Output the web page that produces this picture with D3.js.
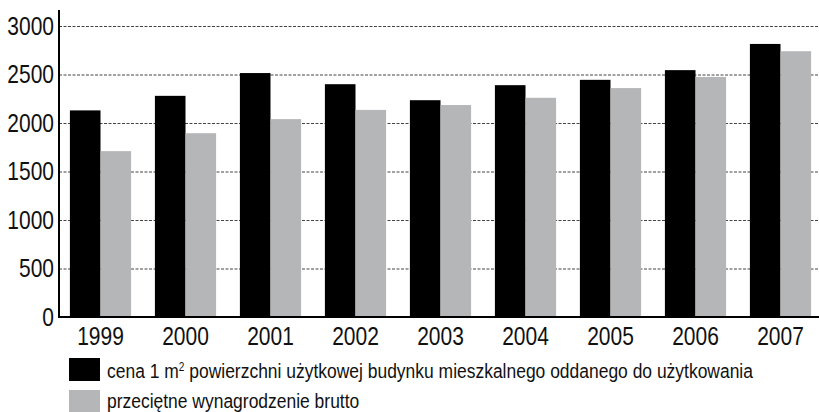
<!DOCTYPE html>
<html>
<head>
<meta charset="utf-8">
<script src="https://cdn.jsdelivr.net/npm/d3@7"></script>
<style>
  body { margin: 0; background: #fff; }
  svg { display: block; }
  text { font-family: "Liberation Sans", Arial, sans-serif; fill: #111; }
</style>
</head>
<body>
<svg width="819" height="412"></svg>
<script>
var years = ["1999", "2000", "2001", "2002", "2003", "2004", "2005", "2006", "2007"];
var cena = [2130, 2280, 2515, 2400, 2235, 2390, 2445, 2545, 2815];
var wynagrodzenie = [1710, 1895, 2040, 2135, 2185, 2260, 2360, 2475, 2740];
var yTicks = [0, 500, 1000, 1500, 2000, 2500, 3000];
var seriesNames = [
  "cena 1 m",
  "przeciętne wynagrodzenie brutto"
];
var colors = ["#000000", "#b5b6b8"];

var svg = d3.select("svg"),
  width = +svg.attr("width"),
  height = +svg.attr("height");

// narrow look: fonts are squeezed horizontally
var squeeze = 0.84;

var plotLeft = 59, plotRight = 819, plotTop = 26, plotBottom = 317;

var x = d3.scaleBand()
  .domain(years)
  .range([58, 823])
  .paddingInner(0.28)
  .paddingOuter(0.14);

var x1 = d3.scaleBand()
  .domain([0, 1])
  .range([0, x.bandwidth()]);

var y = d3.scaleLinear()
  .domain([0, 3000])
  .range([plotBottom, plotTop]);

// gridlines
svg.append("g")
  .selectAll("line")
  .data(yTicks.filter(function(d) { return d > 0; }))
  .enter().append("line")
  .attr("x1", plotLeft)
  .attr("x2", plotRight)
  .attr("y1", function(d) { return y(d) + 0.5; })
  .attr("y2", function(d) { return y(d) + 0.5; })
  .attr("stroke", "#444")
  .attr("stroke-width", 1)
  .attr("stroke-dasharray", "3,1.5");

var rows = years.map(function(yr, i) {
  return { year: yr, values: [cena[i], wynagrodzenie[i]] };
});

var groups = svg.append("g")
  .selectAll("g")
  .data(rows)
  .enter().append("g")
  .attr("transform", function(d) { return "translate(" + x(d.year) + ",0)"; });

groups.selectAll("rect")
  .data(function(d) { return d.values; })
  .enter().append("rect")
  .attr("x", function(d, i) { return x1(i); })
  .attr("width", x1.bandwidth())
  .attr("y", function(d) { return y(d); })
  .attr("height", function(d) { return y(0) - y(d); })
  .attr("fill", function(d, i) { return colors[i]; });

// axes lines
svg.append("line")
  .attr("x1", plotLeft).attr("x2", plotLeft)
  .attr("y1", 10).attr("y2", plotBottom + 1)
  .attr("stroke", "#000").attr("stroke-width", 2);

svg.append("line")
  .attr("x1", plotLeft).attr("x2", plotRight)
  .attr("y1", plotBottom).attr("y2", plotBottom)
  .attr("stroke", "#000").attr("stroke-width", 2);

// y labels
svg.append("g")
  .selectAll("text")
  .data(yTicks)
  .enter().append("text")
  .attr("transform", function(d) { return "translate(54," + y(d) + ") scale(" + squeeze + ",1)"; })
  .attr("dy", "0.35em")
  .attr("text-anchor", "end")
  .style("font-size", "25px")
  .text(function(d) { return d; });

// x labels
svg.append("g")
  .selectAll("text")
  .data(years)
  .enter().append("text")
  .attr("transform", function(d) {
    return "translate(" + (x(d) + x.bandwidth() / 2) + ",345) scale(" + squeeze + ",1)";
  })
  .attr("text-anchor", "middle")
  .style("font-size", "25px")
  .text(function(d) { return d; });

// legend
var legend = svg.append("g");

legend.append("rect")
  .attr("x", 69).attr("y", 358).attr("width", 31).attr("height", 23)
  .attr("fill", colors[0]);
legend.append("rect")
  .attr("x", 69).attr("y", 390).attr("width", 31).attr("height", 23)
  .attr("fill", colors[1]);

var t1 = legend.append("text")
  .attr("transform", "translate(107,378) scale(" + squeeze + ",1)")
  .style("font-size", "20.8px");
t1.append("tspan").text(seriesNames[0]);
t1.append("tspan").attr("dy", -7).style("font-size", "12px").text("2");
t1.append("tspan").attr("dy", 7).text(" powierzchni użytkowej budynku mieszkalnego oddanego do użytkowania");

legend.append("text")
  .attr("transform", "translate(107,408) scale(" + squeeze + ",1)")
  .style("font-size", "20.8px")
  .text(seriesNames[1]);
</script>
</body>
</html>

### Description of the task:
Copy the data character for character, but drop all pictures from the copy.

### Solution for this problem:
Output the web page that produces this picture with D3.js.
<!DOCTYPE html>
<html>
<head>
<meta charset="utf-8">
<script src="https://cdn.jsdelivr.net/npm/d3@7"></script>
<style>
  body { margin: 0; background: #fff; }
  svg { display: block; }
  text { font-family: "Liberation Sans", Arial, sans-serif; fill: #111; }
</style>
</head>
<body>
<svg width="819" height="412"></svg>
<script>
var years = ["1999", "2000", "2001", "2002", "2003", "2004", "2005", "2006", "2007"];
var cena = [2130, 2280, 2515, 2400, 2235, 2390, 2445, 2545, 2815];
var wynagrodzenie = [1710, 1895, 2040, 2135, 2185, 2260, 2360, 2475, 2740];
var yTicks = [0, 500, 1000, 1500, 2000, 2500, 3000];
var seriesNames = [
  "cena 1 m",
  "przeciętne wynagrodzenie brutto"
];
var colors = ["#000000", "#b5b6b8"];

var svg = d3.select("svg"),
  width = +svg.attr("width"),
  height = +svg.attr("height");

// narrow look: fonts are squeezed horizontally
var squeeze = 0.84;

var plotLeft = 59, plotRight = 819, plotTop = 26, plotBottom = 317;

var x = d3.scaleBand()
  .domain(years)
  .range([58, 823])
  .paddingInner(0.28)
  .paddingOuter(0.14);

var x1 = d3.scaleBand()
  .domain([0, 1])
  .range([0, x.bandwidth()]);

var y = d3.scaleLinear()
  .domain([0, 3000])
  .range([plotBottom, plotTop]);

// gridlines
svg.append("g")
  .selectAll("line")
  .data(yTicks.filter(function(d) { return d > 0; }))
  .enter().append("line")
  .attr("x1", plotLeft)
  .attr("x2", plotRight)
  .attr("y1", function(d) { return y(d) + 0.5; })
  .attr("y2", function(d) { return y(d) + 0.5; })
  .attr("stroke", "#444")
  .attr("stroke-width", 1)
  .attr("stroke-dasharray", "3,1.5");

var rows = years.map(function(yr, i) {
  return { year: yr, values: [cena[i], wynagrodzenie[i]] };
});

var groups = svg.append("g")
  .selectAll("g")
  .data(rows)
  .enter().append("g")
  .attr("transform", function(d) { return "translate(" + x(d.year) + ",0)"; });

groups.selectAll("rect")
  .data(function(d) { return d.values; })
  .enter().append("rect")
  .attr("x", function(d, i) { return x1(i); })
  .attr("width", x1.bandwidth())
  .attr("y", function(d) { return y(d); })
  .attr("height", function(d) { return y(0) - y(d); })
  .attr("fill", function(d, i) { return colors[i]; });

// axes lines
svg.append("line")
  .attr("x1", plotLeft).attr("x2", plotLeft)
  .attr("y1", 10).attr("y2", plotBottom + 1)
  .attr("stroke", "#000").attr("stroke-width", 2);

svg.append("line")
  .attr("x1", plotLeft).attr("x2", plotRight)
  .attr("y1", plotBottom).attr("y2", plotBottom)
  .attr("stroke", "#000").attr("stroke-width", 2);

// y labels
svg.append("g")
  .selectAll("text")
  .data(yTicks)
  .enter().append("text")
  .attr("transform", function(d) { return "translate(54," + y(d) + ") scale(" + squeeze + ",1)"; })
  .attr("dy", "0.35em")
  .attr("text-anchor", "end")
  .style("font-size", "25px")
  .text(function(d) { return d; });

// x labels
svg.append("g")
  .selectAll("text")
  .data(years)
  .enter().append("text")
  .attr("transform", function(d) {
    return "translate(" + (x(d) + x.bandwidth() / 2) + ",345) scale(" + squeeze + ",1)";
  })
  .attr("text-anchor", "middle")
  .style("font-size", "25px")
  .text(function(d) { return d; });

// legend
var legend = svg.append("g");

legend.append("rect")
  .attr("x", 69).attr("y", 358).attr("width", 31).attr("height", 23)
  .attr("fill", colors[0]);
legend.append("rect")
  .attr("x", 69).attr("y", 390).attr("width", 31).attr("height", 23)
  .attr("fill", colors[1]);

var t1 = legend.append("text")
  .attr("transform", "translate(107,378) scale(" + squeeze + ",1)")
  .style("font-size", "20.8px");
t1.append("tspan").text(seriesNames[0]);
t1.append("tspan").attr("dy", -7).style("font-size", "12px").text("2");
t1.append("tspan").attr("dy", 7).text(" powierzchni użytkowej budynku mieszkalnego oddanego do użytkowania");

legend.append("text")
  .attr("transform", "translate(107,408) scale(" + squeeze + ",1)")
  .style("font-size", "20.8px")
  .text(seriesNames[1]);
</script>
</body>
</html>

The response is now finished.